* Begin DATA FOR PROCESSING *

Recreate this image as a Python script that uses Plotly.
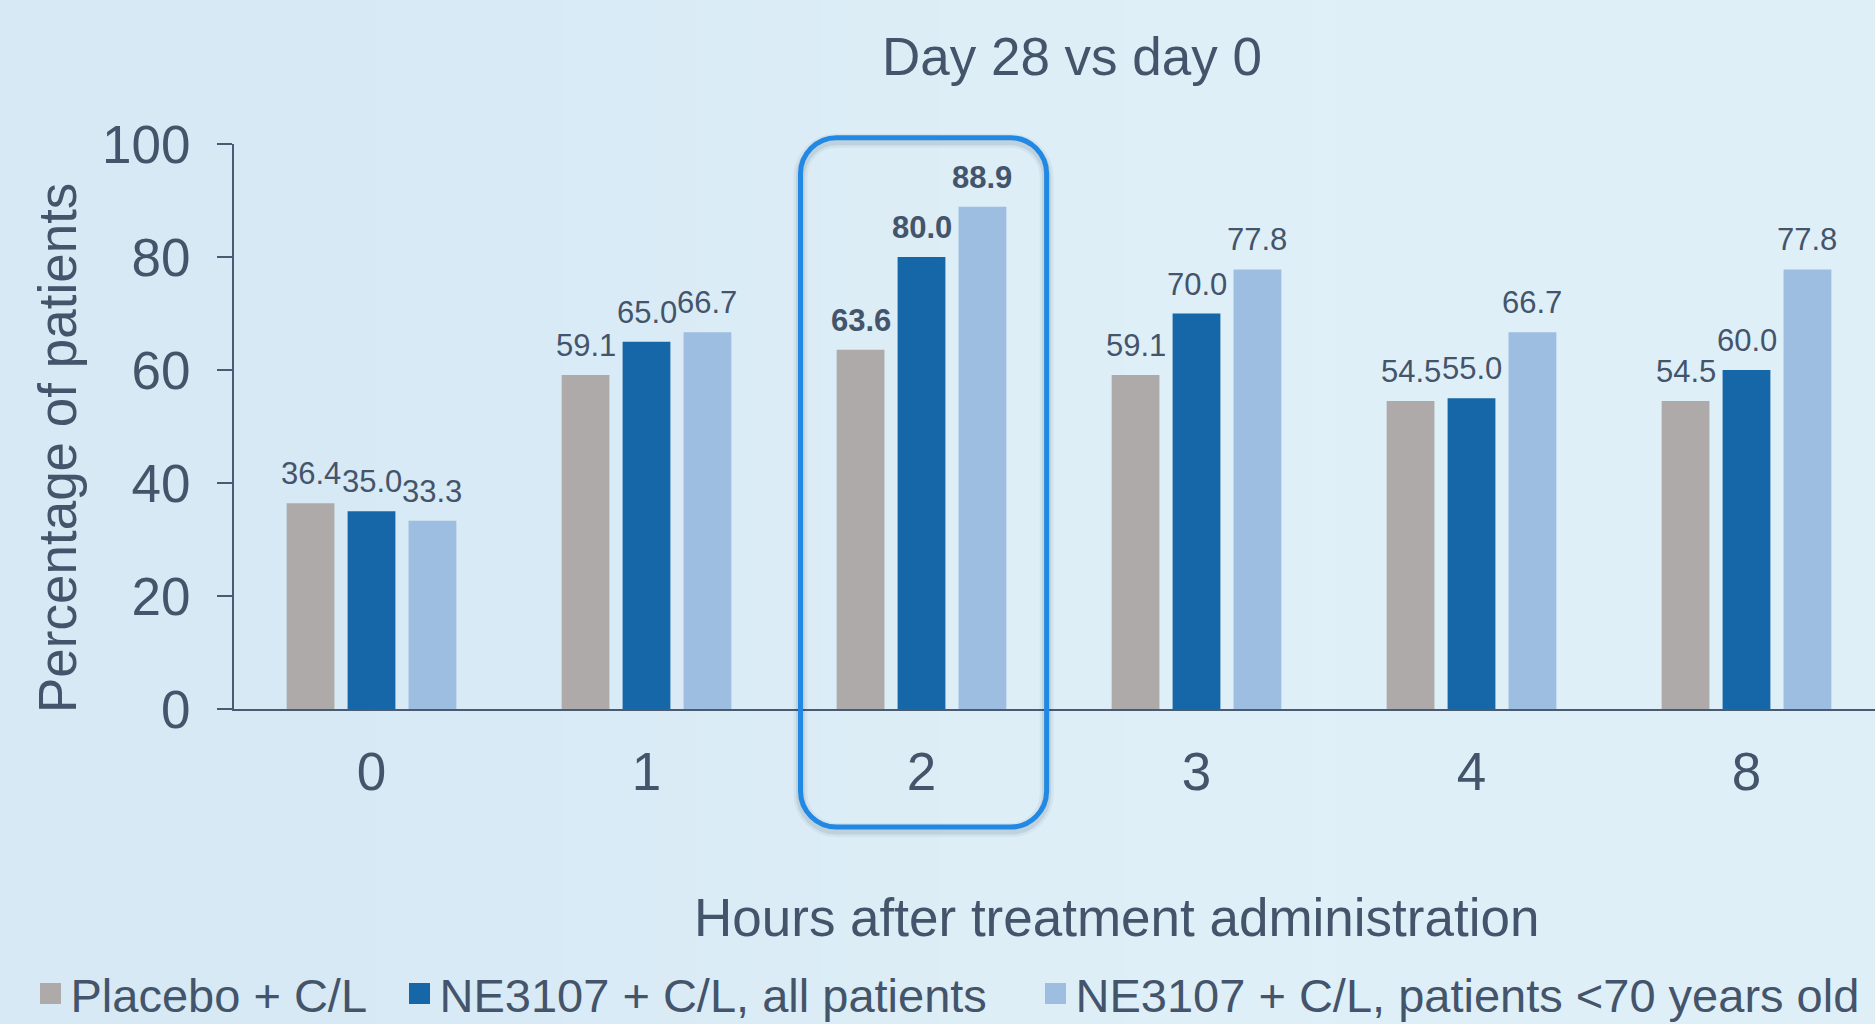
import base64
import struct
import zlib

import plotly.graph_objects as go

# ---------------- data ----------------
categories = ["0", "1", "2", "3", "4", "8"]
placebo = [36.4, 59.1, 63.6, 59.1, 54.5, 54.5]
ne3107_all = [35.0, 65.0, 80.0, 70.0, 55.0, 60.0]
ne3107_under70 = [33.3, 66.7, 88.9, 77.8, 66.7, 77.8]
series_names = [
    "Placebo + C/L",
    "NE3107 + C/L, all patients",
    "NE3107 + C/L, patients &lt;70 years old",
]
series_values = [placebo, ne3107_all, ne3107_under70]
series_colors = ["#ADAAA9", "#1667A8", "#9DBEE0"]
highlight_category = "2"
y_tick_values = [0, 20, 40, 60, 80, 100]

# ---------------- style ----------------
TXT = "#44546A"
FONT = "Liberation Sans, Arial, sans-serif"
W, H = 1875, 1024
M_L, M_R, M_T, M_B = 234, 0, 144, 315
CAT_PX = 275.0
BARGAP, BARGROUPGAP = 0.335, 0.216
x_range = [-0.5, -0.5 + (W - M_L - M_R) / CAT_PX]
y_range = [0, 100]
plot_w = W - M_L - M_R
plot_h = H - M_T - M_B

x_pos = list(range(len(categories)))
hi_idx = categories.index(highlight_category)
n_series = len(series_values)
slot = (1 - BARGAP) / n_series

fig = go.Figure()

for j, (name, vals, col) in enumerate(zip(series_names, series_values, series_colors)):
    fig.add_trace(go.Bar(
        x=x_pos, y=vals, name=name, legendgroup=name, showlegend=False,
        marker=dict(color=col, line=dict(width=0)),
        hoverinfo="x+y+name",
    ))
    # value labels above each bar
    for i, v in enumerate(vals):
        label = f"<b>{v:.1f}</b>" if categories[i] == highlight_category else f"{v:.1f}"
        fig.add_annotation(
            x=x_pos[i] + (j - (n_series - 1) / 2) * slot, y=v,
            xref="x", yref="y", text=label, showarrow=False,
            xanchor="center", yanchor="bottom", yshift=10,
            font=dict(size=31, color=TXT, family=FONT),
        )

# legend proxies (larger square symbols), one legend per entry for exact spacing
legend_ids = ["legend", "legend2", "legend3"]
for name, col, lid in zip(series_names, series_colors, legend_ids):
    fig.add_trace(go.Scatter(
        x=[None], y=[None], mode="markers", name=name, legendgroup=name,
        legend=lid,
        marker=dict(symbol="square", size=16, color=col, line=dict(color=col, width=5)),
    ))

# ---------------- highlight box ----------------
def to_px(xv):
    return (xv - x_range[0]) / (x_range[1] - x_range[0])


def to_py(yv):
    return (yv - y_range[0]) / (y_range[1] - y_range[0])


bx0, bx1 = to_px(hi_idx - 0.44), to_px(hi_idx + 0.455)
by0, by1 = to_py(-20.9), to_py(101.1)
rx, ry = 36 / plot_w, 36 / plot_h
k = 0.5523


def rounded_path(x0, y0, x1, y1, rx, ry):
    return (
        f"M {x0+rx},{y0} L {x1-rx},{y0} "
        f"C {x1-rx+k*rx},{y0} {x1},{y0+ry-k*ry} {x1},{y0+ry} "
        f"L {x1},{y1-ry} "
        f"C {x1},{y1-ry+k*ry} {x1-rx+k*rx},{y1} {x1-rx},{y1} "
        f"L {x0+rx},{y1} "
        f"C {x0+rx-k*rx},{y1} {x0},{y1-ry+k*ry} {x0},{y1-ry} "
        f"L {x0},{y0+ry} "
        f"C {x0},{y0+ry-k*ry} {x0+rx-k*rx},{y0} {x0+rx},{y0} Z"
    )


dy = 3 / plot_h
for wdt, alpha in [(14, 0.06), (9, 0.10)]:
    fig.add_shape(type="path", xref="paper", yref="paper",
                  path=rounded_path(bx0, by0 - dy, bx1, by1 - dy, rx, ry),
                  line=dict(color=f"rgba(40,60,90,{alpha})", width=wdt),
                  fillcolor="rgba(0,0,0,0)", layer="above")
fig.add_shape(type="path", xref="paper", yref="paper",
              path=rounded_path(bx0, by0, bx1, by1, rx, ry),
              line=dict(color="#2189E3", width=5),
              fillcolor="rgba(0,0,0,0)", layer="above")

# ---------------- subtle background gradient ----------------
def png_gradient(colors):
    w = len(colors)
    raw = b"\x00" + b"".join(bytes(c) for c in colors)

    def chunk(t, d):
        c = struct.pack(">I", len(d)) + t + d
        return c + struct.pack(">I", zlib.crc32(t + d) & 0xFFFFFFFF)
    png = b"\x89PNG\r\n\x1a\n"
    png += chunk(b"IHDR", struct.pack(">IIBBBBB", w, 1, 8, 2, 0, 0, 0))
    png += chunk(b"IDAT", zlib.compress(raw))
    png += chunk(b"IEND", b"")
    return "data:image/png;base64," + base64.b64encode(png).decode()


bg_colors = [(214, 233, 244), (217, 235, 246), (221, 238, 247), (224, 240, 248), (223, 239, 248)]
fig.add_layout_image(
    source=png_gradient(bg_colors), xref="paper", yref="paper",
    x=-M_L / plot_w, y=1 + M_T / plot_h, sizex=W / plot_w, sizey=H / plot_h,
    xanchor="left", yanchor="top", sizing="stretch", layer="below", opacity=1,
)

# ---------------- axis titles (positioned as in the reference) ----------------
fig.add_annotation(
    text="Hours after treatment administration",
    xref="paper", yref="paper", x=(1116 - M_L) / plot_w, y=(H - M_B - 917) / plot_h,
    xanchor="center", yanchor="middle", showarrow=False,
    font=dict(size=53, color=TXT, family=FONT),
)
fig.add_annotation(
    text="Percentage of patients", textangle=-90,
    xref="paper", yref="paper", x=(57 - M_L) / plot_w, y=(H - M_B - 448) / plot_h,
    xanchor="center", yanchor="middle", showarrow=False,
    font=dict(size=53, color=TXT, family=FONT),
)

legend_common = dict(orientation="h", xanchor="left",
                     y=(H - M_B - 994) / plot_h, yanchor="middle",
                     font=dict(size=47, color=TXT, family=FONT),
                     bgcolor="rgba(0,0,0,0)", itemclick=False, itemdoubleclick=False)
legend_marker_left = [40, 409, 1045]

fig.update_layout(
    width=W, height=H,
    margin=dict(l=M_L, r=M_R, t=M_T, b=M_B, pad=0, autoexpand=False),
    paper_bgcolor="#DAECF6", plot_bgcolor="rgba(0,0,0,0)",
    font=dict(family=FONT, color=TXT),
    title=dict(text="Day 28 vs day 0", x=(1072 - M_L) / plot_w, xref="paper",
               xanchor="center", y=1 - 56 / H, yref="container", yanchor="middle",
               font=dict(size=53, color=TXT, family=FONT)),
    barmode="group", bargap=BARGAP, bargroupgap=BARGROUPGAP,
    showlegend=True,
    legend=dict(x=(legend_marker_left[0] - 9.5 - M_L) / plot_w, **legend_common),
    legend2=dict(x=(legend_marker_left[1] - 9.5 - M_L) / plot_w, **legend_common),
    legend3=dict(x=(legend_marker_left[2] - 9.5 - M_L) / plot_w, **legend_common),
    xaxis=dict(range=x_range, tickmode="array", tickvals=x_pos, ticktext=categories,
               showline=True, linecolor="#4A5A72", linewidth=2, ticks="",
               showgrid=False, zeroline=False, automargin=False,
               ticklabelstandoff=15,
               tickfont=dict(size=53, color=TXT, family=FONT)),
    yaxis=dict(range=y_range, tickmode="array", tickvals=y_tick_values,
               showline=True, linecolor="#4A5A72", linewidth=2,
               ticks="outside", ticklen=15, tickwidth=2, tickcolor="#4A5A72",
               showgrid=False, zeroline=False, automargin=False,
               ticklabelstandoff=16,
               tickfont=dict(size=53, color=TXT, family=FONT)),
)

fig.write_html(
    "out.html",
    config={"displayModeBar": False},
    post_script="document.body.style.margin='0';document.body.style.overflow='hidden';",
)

* End DATA FOR PROCESSING *
* Begin DATA FOR PROCESSING *

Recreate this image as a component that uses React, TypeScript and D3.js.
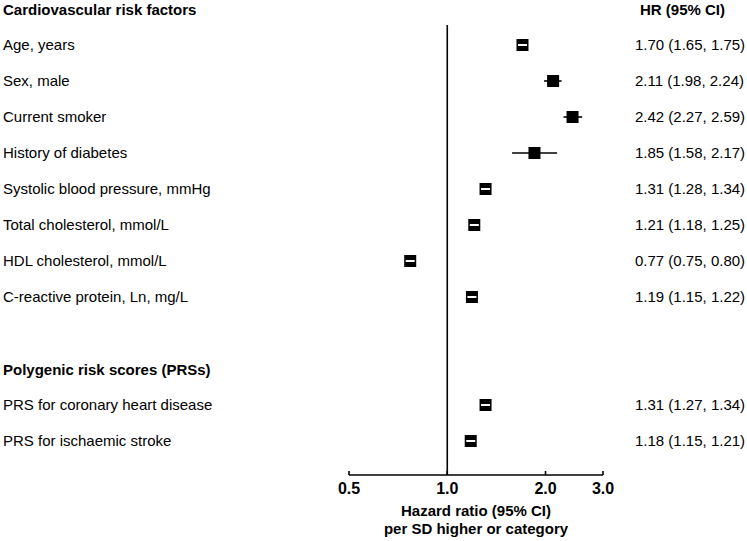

* End DATA FOR PROCESSING *

== SHORT TASK ==
Leave the pictures out, then copy word for word only the lines from the one containing "Recreate this image as a Python" through the one containing "plot_h = H - M_T - M_B", both included.

== SOLVED PROBLEM ==
Recreate this image as a Python script that uses Plotly.
import base64
import struct
import zlib

import plotly.graph_objects as go

# ---------------- data ----------------
categories = ["0", "1", "2", "3", "4", "8"]
placebo = [36.4, 59.1, 63.6, 59.1, 54.5, 54.5]
ne3107_all = [35.0, 65.0, 80.0, 70.0, 55.0, 60.0]
ne3107_under70 = [33.3, 66.7, 88.9, 77.8, 66.7, 77.8]
series_names = [
    "Placebo + C/L",
    "NE3107 + C/L, all patients",
    "NE3107 + C/L, patients &lt;70 years old",
]
series_values = [placebo, ne3107_all, ne3107_under70]
series_colors = ["#ADAAA9", "#1667A8", "#9DBEE0"]
highlight_category = "2"
y_tick_values = [0, 20, 40, 60, 80, 100]

# ---------------- style ----------------
TXT = "#44546A"
FONT = "Liberation Sans, Arial, sans-serif"
W, H = 1875, 1024
M_L, M_R, M_T, M_B = 234, 0, 144, 315
CAT_PX = 275.0
BARGAP, BARGROUPGAP = 0.335, 0.216
x_range = [-0.5, -0.5 + (W - M_L - M_R) / CAT_PX]
y_range = [0, 100]
plot_w = W - M_L - M_R
plot_h = H - M_T - M_B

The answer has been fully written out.